How Every Floor is the 13th and Why Every Clock Tells the Correct Time
Our latest investigation into timelessness was inspired by Francis Ford Coppola's Twin-Peaksian film Twixt. The film features a very strange town with a very strange clock tower -- seven clock faces, no two hands alike, thereby making it impossible to measure time, à la Marquez. In the film, the tower chimes pretty much continuously, which is so lovely. We got to wondering whether it was possible for seven mismatched clocks to chime continuously or whether it was all a bit of movie magic. To get a sense of the durations of the chimed melodies for first quarter, half-hour, third quarter, and full hour, we timed a recording of Big Ben in action. We decided not to count reverberations after the numbered hour strikes, just to keep the data tidy. In a twelve-hour period, there are 20 minutes and 51 seconds of chiming (if each chimed note of melody and each hour-counting chime were played continuously). Divided among seven clocks, there's almost 3 minutes of silence between soundings. So yes, the continuous chiming in the film is courtesy of Hollywood.
So we're in the midst of programming a widget in which one adjusts the hands of eight (or more) clock faces in an attempt to achieve continuous chiming. One recalls Marie Von Ebner-Eschenbach's proverb, "Even a stopped clock is right twice a day," and we conclude that eight mismatched clocks ... [drumroll, please] ... give the correct time constantly. Every clock, even a broken one, tells "the time," and what we do with that information is our own concern. Even the atomic clock gets adjusted occasionally with a leap second because even the earth's rotation isn't a reliable timepiece. One reason we're trying to determine the proper settings for continuous chiming is that we're envisioning an entire wall of clocks that ever-signal that "the hour is nigh." And we wish to discover how that might affect one's metabolism of time.

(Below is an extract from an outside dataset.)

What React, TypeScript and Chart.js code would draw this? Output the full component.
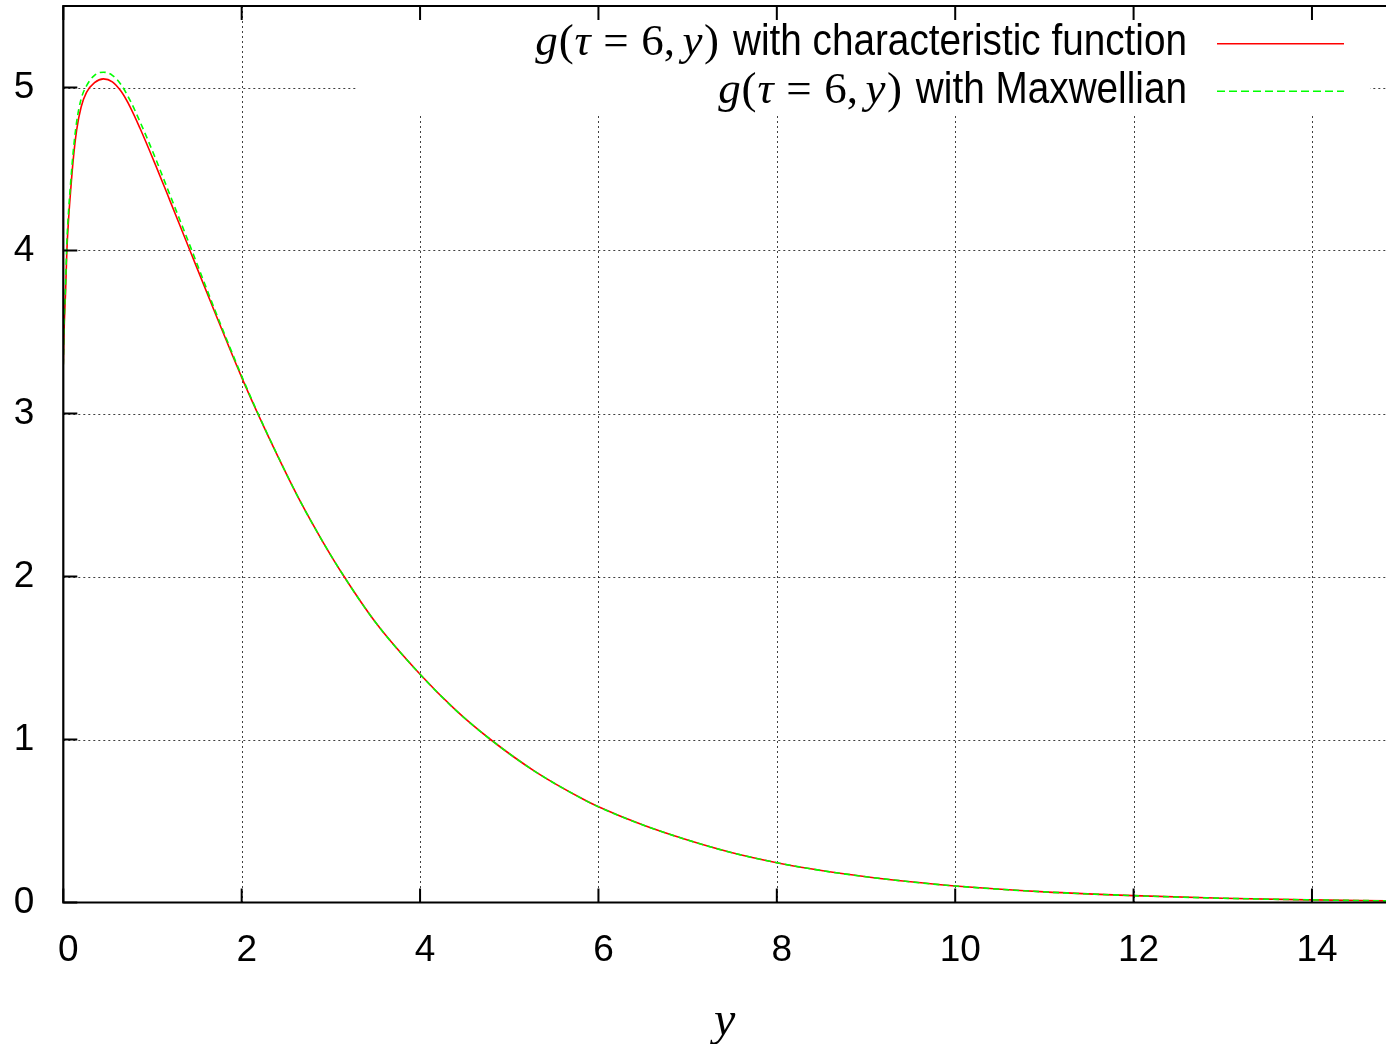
import React, { useEffect, useRef } from 'react';
import { Chart, registerables } from 'chart.js';

Chart.register(...registerables);

// ---- data ----
const yValues = [
  0, 0.01, 0.025, 0.04, 0.06, 0.08, 0.11, 0.15, 0.2, 0.26, 0.35, 0.45, 0.55, 0.65, 0.75, 0.86,
  1.03, 1.2, 1.42, 1.7, 2.0, 2.16, 2.4, 2.65, 2.9, 3.13, 3.5, 4.0, 4.4, 4.79, 5.3, 5.83, 6.0,
  6.5, 7.0, 7.5, 8.0, 8.5, 9.0, 9.5, 10, 11, 12, 13, 14, 14.83,
];
const gCharacteristic = [
  3.3, 3.53, 3.74, 4.0, 4.2, 4.35, 4.55, 4.74, 4.88, 4.97, 5.03, 5.053, 5.035, 4.975, 4.88, 4.75,
  4.53, 4.3, 4.0, 3.62, 3.222, 3.024, 2.743, 2.468, 2.222, 2.015, 1.719, 1.4, 1.18, 1.0, 0.8, 0.633, 0.587,
  0.475, 0.383, 0.305, 0.244, 0.196, 0.158, 0.127, 0.101, 0.065, 0.042, 0.026, 0.016, 0.01,
];
const gMaxwellian = [
  3.3, 3.56, 3.78, 4.05, 4.25, 4.4, 4.6, 4.79, 4.93, 5.01, 5.075, 5.094, 5.075, 5.015, 4.92, 4.79,
  4.57, 4.335, 4.03, 3.635, 3.23, 3.028, 2.745, 2.468, 2.222, 2.015, 1.719, 1.4, 1.18, 1.0, 0.8, 0.633, 0.587,
  0.475, 0.383, 0.305, 0.244, 0.196, 0.158, 0.127, 0.101, 0.065, 0.042, 0.026, 0.016, 0.01,
];
const xTickValues = [0, 2, 4, 6, 8, 10, 12, 14];
const yTickValues = [0, 1, 2, 3, 4, 5];
// math part of the key entries: text, italic?, extra space after (in em)
const legendMath = [
  { t: 'g', italic: true, after: 0.02 },
  { t: '(', italic: false, after: 0.02 },
  { t: 'τ', italic: true, after: 0.28 },
  { t: '=', italic: false, after: 0.28 },
  { t: '6', italic: false, after: 0 },
  { t: ',', italic: false, after: 0.17 },
  { t: 'y', italic: true, after: 0.03 },
  { t: ')', italic: false, after: 0 },
];
const legendTexts = ['with characteristic function', 'with Maxwellian'];
const seriesColors = ['#ff0000', '#00ff00'];
const xAxisTitle = 'y';

const X_MAX = 14.83;
const Y_MAX = 5.5;

const SANS = "'Liberation Sans', Arial, Helvetica, sans-serif";
const SERIF = "'Liberation Serif', 'Times New Roman', serif";

const gnuplotPlugin = {
  id: 'gnuplotDecor',
  beforeDatasetsDraw(chart: any) {
    const { ctx, chartArea, scales } = chart;
    const { left, right, top, bottom } = chartArea;
    ctx.save();
    // dotted grid
    ctx.strokeStyle = 'rgba(0,0,0,0.75)';
    ctx.lineWidth = 1;
    ctx.setLineDash([2, 3]);
    ctx.beginPath();
    scales.x.ticks.forEach((t: any) => {
      if (t.value <= 0) return;
      const px = Math.round(scales.x.getPixelForValue(t.value)) + 0.5;
      ctx.moveTo(px, top);
      ctx.lineTo(px, bottom);
    });
    scales.y.ticks.forEach((t: any) => {
      if (t.value <= 0) return;
      const py = Math.round(scales.y.getPixelForValue(t.value)) + 0.5;
      ctx.moveTo(left, py);
      ctx.lineTo(right, py);
    });
    ctx.stroke();
    ctx.setLineDash([]);
    // opaque key box
    const w = right - left;
    ctx.fillStyle = '#ffffff';
    ctx.fillRect(left + w * 0.222, top + 1, w * 0.766, 109);
    ctx.restore();
  },
  afterDatasetsDraw(chart: any) {
    const { ctx, chartArea, scales } = chart;
    const { left, right, top, bottom } = chartArea;
    ctx.save();
    // border
    ctx.strokeStyle = '#000';
    ctx.lineWidth = 2.2;
    ctx.beginPath();
    ctx.moveTo(right + 2, top);
    ctx.lineTo(left, top);
    ctx.lineTo(left, bottom);
    ctx.lineTo(right + 2, bottom);
    ctx.stroke();
    // inward ticks
    const tl = 14;
    ctx.lineWidth = 2;
    ctx.beginPath();
    scales.x.ticks.forEach((t: any) => {
      const px = scales.x.getPixelForValue(t.value);
      ctx.moveTo(px, bottom);
      ctx.lineTo(px, bottom - tl);
      ctx.moveTo(px, top);
      ctx.lineTo(px, top + tl);
    });
    scales.y.ticks.forEach((t: any) => {
      const py = scales.y.getPixelForValue(t.value);
      ctx.moveTo(left, py);
      ctx.lineTo(left + tl, py);
    });
    ctx.stroke();

    // key
    const textRight = 1187;
    const sampleX0 = 1217;
    const sampleX1 = 1344;
    const baselines = [55, 103];
    const centers = [43.7, 91.3];
    const sansSize = 44;
    const sx = 0.88;
    const mathSize = 45;
    legendTexts.forEach((txt, i) => {
      ctx.fillStyle = '#000';
      ctx.textBaseline = 'alphabetic';
      ctx.textAlign = 'left';
      ctx.font = `${sansSize}px ${SANS}`;
      const sansW = ctx.measureText(txt).width * sx;
      const widths = legendMath.map((seg) => {
        ctx.font = `${seg.italic ? 'italic ' : ''}${mathSize}px ${SERIF}`;
        return ctx.measureText(seg.t).width + seg.after * mathSize;
      });
      const mathW = widths.reduce((a, b) => a + b, 0);
      const gap = 14;
      let x = textRight - sansW - gap - mathW;
      legendMath.forEach((seg, k) => {
        ctx.font = `${seg.italic ? 'italic ' : ''}${mathSize}px ${SERIF}`;
        ctx.fillText(seg.t, x, baselines[i]);
        x += widths[k];
      });
      ctx.save();
      ctx.translate(textRight - sansW, baselines[i]);
      ctx.scale(sx, 1);
      ctx.font = `${sansSize}px ${SANS}`;
      ctx.fillText(txt, 0, 0);
      ctx.restore();
      // sample
      ctx.strokeStyle = seriesColors[i];
      ctx.lineWidth = 1.5;
      ctx.setLineDash(i === 0 ? [] : [8, 4]);
      ctx.beginPath();
      ctx.moveTo(sampleX0, centers[i]);
      ctx.lineTo(sampleX1, centers[i]);
      ctx.stroke();
      ctx.setLineDash([]);
    });
    ctx.restore();
  },
};

export default function App() {
  const canvasRef = useRef<HTMLCanvasElement | null>(null);

  useEffect(() => {
    const canvas = canvasRef.current;
    if (!canvas) return;
    const mk = (arr: number[]) => yValues.map((x, i) => ({ x, y: arr[i] }));
    const chart = new Chart(canvas, {
      type: 'line',
      data: {
        datasets: [
          {
            label: 'g(τ = 6, y) with characteristic function',
            data: mk(gCharacteristic),
            borderColor: seriesColors[0],
            borderWidth: 1.6,
            pointRadius: 0,
            cubicInterpolationMode: 'monotone',
            fill: false,
            order: 1,
          },
          {
            label: 'g(τ = 6, y) with Maxwellian',
            data: mk(gMaxwellian),
            borderColor: seriesColors[1],
            borderWidth: 1.6,
            borderDash: [6, 4],
            pointRadius: 0,
            cubicInterpolationMode: 'monotone',
            fill: false,
            order: 0,
          },
        ],
      },
      options: {
        animation: false,
        responsive: false,
        devicePixelRatio: 1,
        events: [],
        layout: { padding: { top: 6, left: 0, right: 0, bottom: 0 } },
        plugins: { legend: { display: false }, tooltip: { enabled: false } },
        scales: {
          x: {
            type: 'linear',
            min: 0,
            max: X_MAX,
            afterFit: (s: any) => {
              s.height = 1044 - 902.5;
              s.paddingLeft = 0;
              s.paddingRight = 0;
              s.paddingTop = 0;
              s.paddingBottom = 0;
            },
            afterBuildTicks: (s: any) => {
              s.ticks = xTickValues.map((v) => ({ value: v }));
            },
            grid: { display: false, drawTicks: false },
            border: { display: false },
            ticks: {
              color: '#000',
              font: { family: SANS, size: 37 },
              padding: 26,
              labelOffset: 5,
              maxRotation: 0,
              autoSkip: false,
              callback: (v: any) => String(v),
            },
            title: {
              display: true,
              text: xAxisTitle,
              color: '#000',
              font: { family: SERIF, style: 'italic', size: 48, lineHeight: 0.9 },
              padding: { top: 0, bottom: 0 },
            },
          },
          y: {
            type: 'linear',
            min: 0,
            max: Y_MAX,
            afterFit: (s: any) => {
              s.width = 63.3;
              s.paddingLeft = 0;
              s.paddingRight = 0;
              s.paddingTop = 0;
              s.paddingBottom = 0;
            },
            afterBuildTicks: (s: any) => {
              s.ticks = yTickValues.map((v) => ({ value: v }));
            },
            grid: { display: false, drawTicks: false },
            border: { display: false },
            ticks: {
              color: '#000',
              font: { family: SANS, size: 37 },
              padding: 29,
              autoSkip: false,
              callback: (v: any) => String(v),
            },
          },
        },
      },
      plugins: [gnuplotPlugin],
    } as any);
    return () => chart.destroy();
  }, []);

  return (
    <div style={{ position: 'absolute', left: 0, top: 0, width: 1386, height: 1044, background: '#fff' }}>
      <canvas ref={canvasRef} width={1386} height={1044} style={{ display: 'block' }} />
    </div>
  );
}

Somehow related to a broken clock being "right," the last time we were in a hotel, our room was on the floor labeled 14 because the building had no 13th floor. We imagined that there must be some folks who want to be on a 13th floor. We concluded that anyone can be on the 13th floor by installing a small plaque that says, "Thirteenth Floor." Sure, Hyman Ruchlis totes the party line: "Painting the number 14 on floor 13 doesn't change it from being the thirteenth floor" (How Do You Know It's True?, 1991). But we suggest that painting the number 14 absolutely makes it the fourteenth floor, for such is the floor's official name. "In a nominal scale, each number refers to one thing but the numbers are arbitrary" (Daniel T. Willingham, Why Don't Students Like School, 2009). And it goes without saying that the Brits call the first floor the ground floor and the second floor the first storey.
So, we are simply saying that every floor is the 13th and every clock tells the correct time.